Francesco Ninfole, MilanoFinanza 4/12/2014, 4 dicembre 2014
STIPENDI PIÙ ALTI MA NON IN BANCA
Aumentano gli stipendi medi degli amministratori delegati delle società quotate a Piazza Affari, ma sono in calo quelli dei ceo delle grandi aziende e delle banche. È quanto emerge dall’ultimo rapporto sulla corporate governance pubblicato ieri da Assonime ed Emittenti Titoli. L’indagine, che ha analizzato anche l’applicazione del codice di autodisciplina, è stata fatta su tutte le 230 società italiane quotate a fine 2013, sulla base delle relazioni disponibili nel luglio 2014.
Gli amministratori delegati hanno ricevuto una remunerazione media in contanti, quindi senza considerare eventuali stock option, pari a 846 mila euro, in crescita dai 768 mila dell’anno precedente). I presidenti hanno incassato 491 mila euro (da 482 mila), gli altri esecutivi 499 mila euro (da 448 mila), i non esecutivi non indipendenti 76 mila euro (da 73 mila), gli indipendenti 54 mila (da 55 mila). Gli amministratori delegati delle società del Ftse Mib hanno ricevuto in media compensi non-equity per circa 2 milioni. Solo 14 ad hanno beneficiato di piani stock-based contabilizzati l’anno scorso, ottenendo compensi equity pari a 1,5 milioni.
L’aumento medio degli stipendi, come si può vedere dai grafici in pagina, è dovuto soprattutto ad aziende di piccole e medie dimensioni. La flessione dei compensi cash dei banchieri registrata negli ultimi tre anni è legata alla crisi e alla pressione di Banca d’Italia per il contenimento dei costi. Le remunerazioni monetarie degli ad in banca sono comunque ancora superiori a quelle dei manager delle aziende (1,2 milioni contro 811 mila euro). Quanto alle buonuscite, tra i 58 amministratori esecutivi che hanno terminato l’attività l’anno scorso, 6 hanno ricevuto indennità di fine carica: l’importo medio ha sfiorato i 3 milioni. Nel complesso, tra i 2.346 consiglieri censiti, 42 (in 23 società) hanno avuto una buonuscita, in aumento rispetto ai 28 consiglieri (in 16 società) dell’anno precedente.
Il rapporto, presentato ieri a Milano dal vicedirettore generale di Assonime Carmine Di Noia e dal docente della Cattolica Massimo Belcredi, ha inoltre analizzato l’applicazione del codice di autodisciplina, cui ha aderito il 93% delle società.
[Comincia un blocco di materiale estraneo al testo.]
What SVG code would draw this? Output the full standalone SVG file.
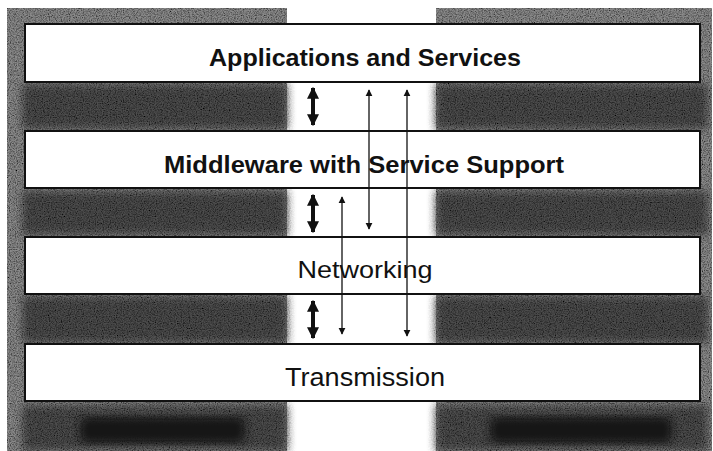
<svg xmlns="http://www.w3.org/2000/svg" width="713" height="451" viewBox="0 0 713 451">
<style>
.panel{fill:#8c8c8c}
.band{fill:#4e4e4e}
.bar{fill:#ffffff;stroke:#111;stroke-width:2}
.lbl{font-family:"Liberation Sans",Arial,sans-serif;fill:#111;text-anchor:middle}
.b{font-weight:bold}
.thin{stroke:#111;stroke-width:1.3;fill:none}
.thick{stroke:#111;stroke-width:4;fill:none}
.blob{fill:#151515}
</style>
<defs>
<filter id="grain" x="0" y="0" width="100%" height="100%">
<feTurbulence type="fractalNoise" baseFrequency="0.85" numOctaves="2" seed="7" result="n"/>
<feColorMatrix in="n" type="matrix" values="0 0 0 0 0  0 0 0 0 0  0 0 0 0 0  0 0 0 1.8 -0.6" result="dots"/>
<feComposite in="dots" in2="SourceGraphic" operator="in" result="d2"/>
<feMerge><feMergeNode in="SourceGraphic"/><feMergeNode in="d2"/></feMerge>
</filter>
<filter id="soft"><feGaussianBlur stdDeviation="4"/></filter>
<marker id="ah" viewBox="0 0 10 10" refX="9" refY="5" markerWidth="7" markerHeight="9" markerUnits="userSpaceOnUse" orient="auto-start-reverse">
<path d="M0,0 L10,5 L0,10 Z" fill="#111"/>
</marker>
<marker id="ahT" viewBox="0 0 10 10" refX="9" refY="5" markerWidth="12" markerHeight="13" markerUnits="userSpaceOnUse" orient="auto-start-reverse">
<path d="M0,0 L10,5 L0,10 Z" fill="#111"/>
</marker>
</defs>
<rect width="713" height="451" fill="#ffffff"/>
<g id="background" filter="url(#grain)">
<rect class="panel" x="7" y="8" width="280" height="443"/>
<rect class="panel" x="436" y="8" width="276" height="443"/>
<g filter="url(#soft)">
<rect class="band" x="22" y="84" width="265" height="45"/>
<rect class="band" x="22" y="191" width="265" height="44"/>
<rect class="band" x="22" y="296" width="265" height="47"/>
<rect class="band" x="436" y="84" width="272" height="45"/>
<rect class="band" x="436" y="191" width="272" height="44"/>
<rect class="band" x="436" y="296" width="272" height="47"/>
<rect class="band" x="22" y="405" width="265" height="46"/>
<rect class="band" x="436" y="405" width="272" height="46"/>
</g>
</g>
<g id="footer-marks">
<rect class="blob" x="80" y="417" width="165" height="26" rx="8" filter="url(#soft)"/>
<rect class="blob" x="490" y="417" width="182" height="26" rx="8" filter="url(#soft)"/>
</g>
<g id="applications">
<rect class="bar" x="25" y="24" width="675" height="58"/>
<text class="lbl b" x="365" y="66" font-size="23" textLength="312" lengthAdjust="spacingAndGlyphs">Applications and Services</text>
</g>
<g id="middleware">
<rect class="bar" x="25" y="131" width="675" height="57"/>
<text class="lbl b" x="364" y="173" font-size="24" textLength="400" lengthAdjust="spacingAndGlyphs">Middleware  with Service Support</text>
</g>
<g id="networking">
<rect class="bar" x="25" y="237" width="675" height="57"/>
<text class="lbl" x="365" y="278" font-size="24" textLength="135" lengthAdjust="spacingAndGlyphs">Networking</text>
</g>
<g id="transmission">
<rect class="bar" x="25" y="344" width="675" height="57"/>
<text class="lbl" x="365" y="386" font-size="25" textLength="160" lengthAdjust="spacingAndGlyphs">Transmission</text>
</g>
<g id="connectors">
<line class="thick" x1="313" y1="88" x2="313" y2="125" marker-start="url(#ahT)" marker-end="url(#ahT)"/>
<line class="thick" x1="313" y1="195" x2="313" y2="232" marker-start="url(#ahT)" marker-end="url(#ahT)"/>
<line class="thick" x1="313" y1="301" x2="313" y2="338" marker-start="url(#ahT)" marker-end="url(#ahT)"/>
<line class="thin" x1="369" y1="90" x2="369" y2="229" marker-start="url(#ah)" marker-end="url(#ah)"/>
<line class="thin" x1="407" y1="90" x2="407" y2="336" marker-start="url(#ah)" marker-end="url(#ah)"/>
<line class="thin" x1="342" y1="197" x2="342" y2="334" marker-start="url(#ah)" marker-end="url(#ah)"/>
</g>
</svg>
Dall’indagine è emerso che il numero medio di membri del cda varia secondo la dimensione (da un minimo di 8,5 nelle small cap a un massimo di 11,9 nel Ftse Mib) e il settore (14,7 nelle società finanziarie, 9,3 nelle altre). I cda delle banche restano dunque più corposi, benché i consiglieri siano in lieve calo. Una sezione del rapporto ha sottolineato che nel 71% dei casi le società che non hanno aderito al codice hanno comunque comunicato la motivazione o assicurato di essere in linea con principi e raccomandazioni delle autorità. La mancata adesione al codice è di solito legata alla dimensione o alla struttura delle società oppure alla composizione dell’azionariato. In generale, «la qualità delle spiegazioni è buona ma potrà essere migliorata l’anno prossimo anche alla luce del nuovo codice di autodisciplina del luglio 2014 che, recependo la raccomandazione della Commissione Ue sul ’comply or explain’, richiede alle società quotate un ancor più elevato livello di disclosure», ha osservato il rapporto. In generale, «le informazioni fornite agli investitori sono di buona qualità e di notevole dettaglio. Vengono evidenziate con chiarezza anche le situazioni non di best practice, consentendo agli investitori di valutare il funzionamento delle quotate».